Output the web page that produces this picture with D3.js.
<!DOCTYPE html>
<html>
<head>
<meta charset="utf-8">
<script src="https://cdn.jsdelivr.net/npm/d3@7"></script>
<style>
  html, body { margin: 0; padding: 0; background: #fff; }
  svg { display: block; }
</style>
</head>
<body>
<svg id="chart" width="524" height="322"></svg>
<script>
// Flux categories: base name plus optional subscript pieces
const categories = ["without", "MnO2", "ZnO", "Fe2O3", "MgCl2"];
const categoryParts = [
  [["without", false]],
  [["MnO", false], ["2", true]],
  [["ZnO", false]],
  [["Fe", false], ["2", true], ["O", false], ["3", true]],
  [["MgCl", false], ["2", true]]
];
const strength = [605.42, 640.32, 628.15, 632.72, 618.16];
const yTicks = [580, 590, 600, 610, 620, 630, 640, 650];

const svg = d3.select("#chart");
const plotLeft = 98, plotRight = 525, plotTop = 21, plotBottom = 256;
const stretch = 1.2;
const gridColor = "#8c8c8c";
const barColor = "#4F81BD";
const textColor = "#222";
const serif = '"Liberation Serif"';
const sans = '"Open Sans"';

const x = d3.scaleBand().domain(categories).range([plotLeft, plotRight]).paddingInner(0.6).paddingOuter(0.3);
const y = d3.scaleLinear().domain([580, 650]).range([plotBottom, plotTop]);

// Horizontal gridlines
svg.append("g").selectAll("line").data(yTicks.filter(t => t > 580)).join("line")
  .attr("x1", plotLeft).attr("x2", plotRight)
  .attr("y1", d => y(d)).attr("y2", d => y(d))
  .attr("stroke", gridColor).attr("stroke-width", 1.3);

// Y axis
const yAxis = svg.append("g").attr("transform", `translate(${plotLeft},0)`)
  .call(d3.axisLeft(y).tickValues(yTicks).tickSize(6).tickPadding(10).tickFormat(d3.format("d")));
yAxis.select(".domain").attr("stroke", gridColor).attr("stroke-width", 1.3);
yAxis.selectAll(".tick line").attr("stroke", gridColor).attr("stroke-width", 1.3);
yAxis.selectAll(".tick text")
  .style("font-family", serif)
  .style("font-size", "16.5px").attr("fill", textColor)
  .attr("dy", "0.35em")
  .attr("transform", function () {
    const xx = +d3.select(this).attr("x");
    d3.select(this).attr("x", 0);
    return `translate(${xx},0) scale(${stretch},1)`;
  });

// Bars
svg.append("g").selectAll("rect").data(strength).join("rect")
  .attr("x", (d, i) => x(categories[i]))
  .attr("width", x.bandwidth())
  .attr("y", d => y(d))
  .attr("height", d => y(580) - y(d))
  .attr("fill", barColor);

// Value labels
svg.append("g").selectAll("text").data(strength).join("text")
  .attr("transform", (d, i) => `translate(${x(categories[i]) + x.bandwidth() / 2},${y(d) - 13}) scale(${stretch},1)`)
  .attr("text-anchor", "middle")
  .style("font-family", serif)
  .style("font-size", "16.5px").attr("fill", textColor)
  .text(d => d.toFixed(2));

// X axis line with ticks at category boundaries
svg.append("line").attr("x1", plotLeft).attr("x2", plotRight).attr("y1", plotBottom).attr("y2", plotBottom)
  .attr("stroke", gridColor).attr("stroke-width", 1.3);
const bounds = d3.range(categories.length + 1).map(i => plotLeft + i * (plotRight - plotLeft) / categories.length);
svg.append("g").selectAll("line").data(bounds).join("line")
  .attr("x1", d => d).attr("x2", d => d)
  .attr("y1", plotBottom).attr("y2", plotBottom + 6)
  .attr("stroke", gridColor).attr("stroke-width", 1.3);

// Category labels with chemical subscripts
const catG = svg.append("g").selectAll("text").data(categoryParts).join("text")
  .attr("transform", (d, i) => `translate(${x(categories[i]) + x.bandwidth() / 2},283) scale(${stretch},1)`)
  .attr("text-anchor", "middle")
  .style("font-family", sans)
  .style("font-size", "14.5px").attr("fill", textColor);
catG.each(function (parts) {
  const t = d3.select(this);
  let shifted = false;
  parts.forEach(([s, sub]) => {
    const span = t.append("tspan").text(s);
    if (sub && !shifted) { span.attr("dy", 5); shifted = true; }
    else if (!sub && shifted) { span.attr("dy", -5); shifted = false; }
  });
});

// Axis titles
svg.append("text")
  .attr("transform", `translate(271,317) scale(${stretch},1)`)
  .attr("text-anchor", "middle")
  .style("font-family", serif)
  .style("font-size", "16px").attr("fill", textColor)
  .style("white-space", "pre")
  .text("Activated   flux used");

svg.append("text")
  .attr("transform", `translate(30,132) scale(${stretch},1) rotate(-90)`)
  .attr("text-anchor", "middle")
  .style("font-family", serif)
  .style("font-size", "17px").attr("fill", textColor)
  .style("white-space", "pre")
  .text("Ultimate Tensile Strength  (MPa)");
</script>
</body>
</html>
________
GIVEN INSTRUCTION
Lines that hold "this" are the ones to copy; find all of them.

COMPLETE ANSWER
Output the web page that produces this picture with D3.js.
    const xx = +d3.select(this).attr("x");
    d3.select(this).attr("x", 0);
  const t = d3.select(this);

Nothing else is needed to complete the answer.